Carr’s lifelong drive to acquire the tools she needed to express her vision was another important theme in the exhibition. In addition to oil paintings on canvas and paper, the show also included drawings in graphite, charcoal and watercolour, sketchbooks, notebooks, short, illustrated diaries and a “funny book” in which Carr humorously recorded her 1907 journey to Alaska with her sister. Clearly demonstrated here was what Milroy described as Carr’s “really intrepid efforts to educate herself,” whether in England, France or Haida Gwaii. The European tools she acquired to serve her Canadian paintings are equally linked with her determination to understand and honour the cultures she recognized as original to the place she called home. There’s evidence that she worked not only from her own field sketches of First Nations art and architecture, but also from First Nations objects in museum collections and photographs of them in books and magazines.

What has made Carr a cultural icon in Canada is also what seems to appeal to foreign audiences.

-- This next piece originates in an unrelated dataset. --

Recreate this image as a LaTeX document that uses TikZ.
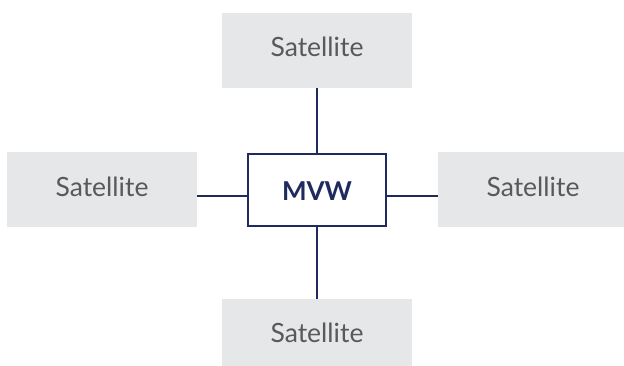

There are, of course, the compelling biographical facts and fictions that frame her art: her contrariness and her courage, her solitary struggle, her hard-won technical and formal achievements and her eventual release into a late-life condition verging on the transcendent, blissfully plugged-in to the rhythms of the universe. But there’s also what visitors witness in the art itself: Carr’s ability to express a profound connection to place, to articulate her admiration for the first peoples of the land she also called home, and to lift her voice in praise of the glory and godliness of the natural world. The towering trees, the windswept foliage, the beauty redeemed from the desolation of a logged-over landscape, the throbbing energy of the sea and the sky—all the extravagant beauty of the West Coast of Canada finds expression in her paintings. As in the best art anywhere, the particular becomes universal—and our Emily becomes the world’s Emily.